As recently as February, when the old British Gas split into BG and Centrica, the management warned the dividend could be wiped out if the company "lost" in the MMC report. Yet when the details finally emerged the shares went up. Yesterday they slipped just 0.5p to 218.5p.

For Sid this is apparently no longer the "biggest smash and grab raid ever" that was originally billed, despite the fact that the headline price formula seems worse than Ofgas's final proposals. Bizarrely, City analysts were yesterday actually raising their dividend forecasts for BG as it emerged that the company had won some important concessions.

On the face of it the statistics are grim. The MMC said BG's assets, including pipelines and buildings, were worth pounds 11.6bn, rather than the pounds 17bn in the group's accounts, on which it can earn a 7 per cent rate of return each year. By the stroke of an accountant's pen, the company will change its accounting policy and write-off no less than pounds 5bn from shareholders' funds.

The trick for BG is that by writing down its assets, the annual depreciation charge drops by around pounds 300m. Of course at the same time the MMC has cut its revenues by some pounds 380m a year, reflecting the pounds 29 cut in average gas bills for domestic customers this year.

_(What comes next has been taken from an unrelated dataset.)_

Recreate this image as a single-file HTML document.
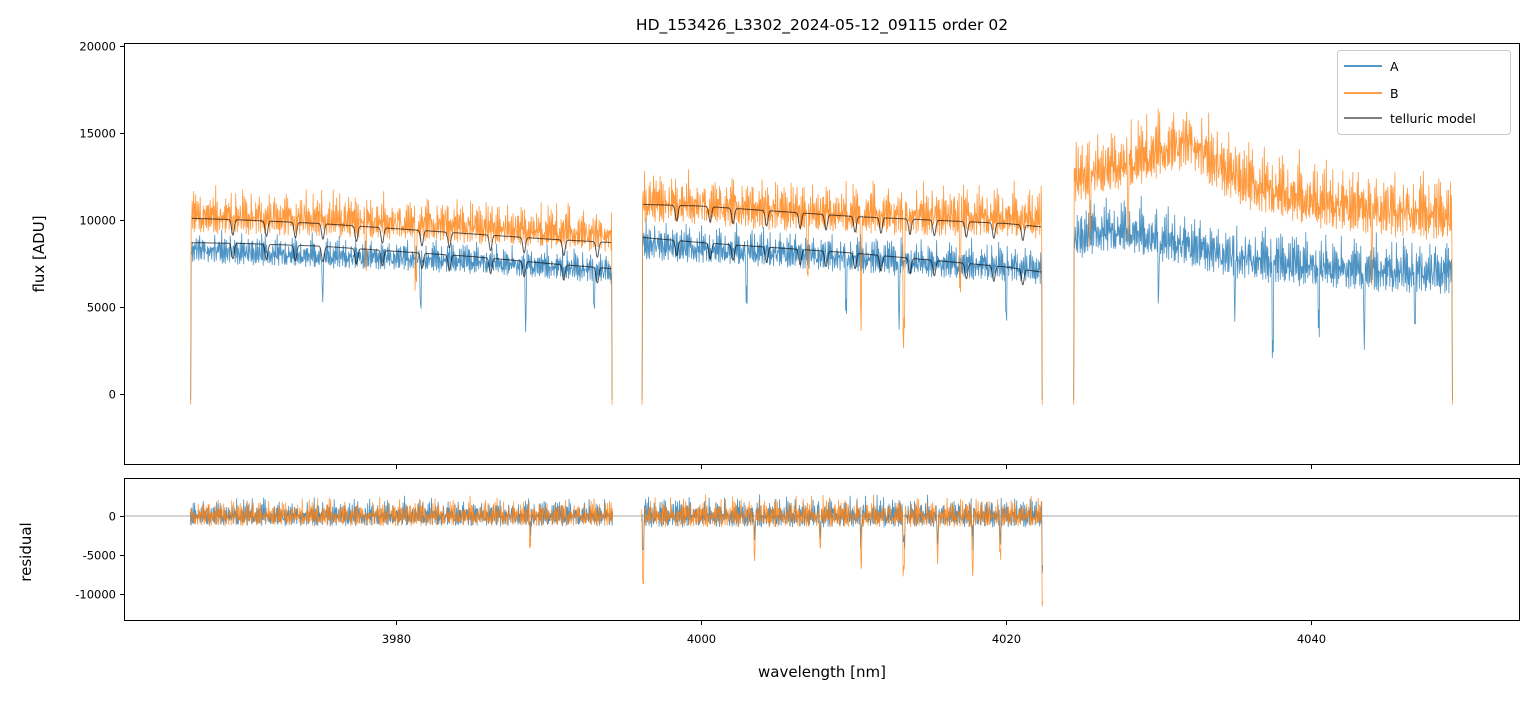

But putting the two together leaves the reduction in BG's profits at a more manageable pounds 100m, on paper at least.

Better still for BG was that while the public scaremongering was going on, the underlying performance of Transco, the pipeline division, was improving all the time that the MMC probe continued. BG said that 10,000 jobs could go if Ofgas won, yet 4,500 staff had already left the company when the report was published, boosting productivity.

It also revealed that there is pounds 285m in revenues to carry forward to this year from undercharging in the prior year, all of which will reduce the 21 per cent price cut forced on BG by the MMC to a 5 per cent revenue reduction in the current period.

The biggest relief for Sid is that BG will pay a dividend when it reports its results in September. It may not be the 14.5p paid during the last year of British Gas as a combined group, but it is likely to be around 8p - enough to yield a very reasonable 4.6 per cent and much better than the zero some gloomsters were predicting. That suggests Sid would not be wrong to keep on holding the shares.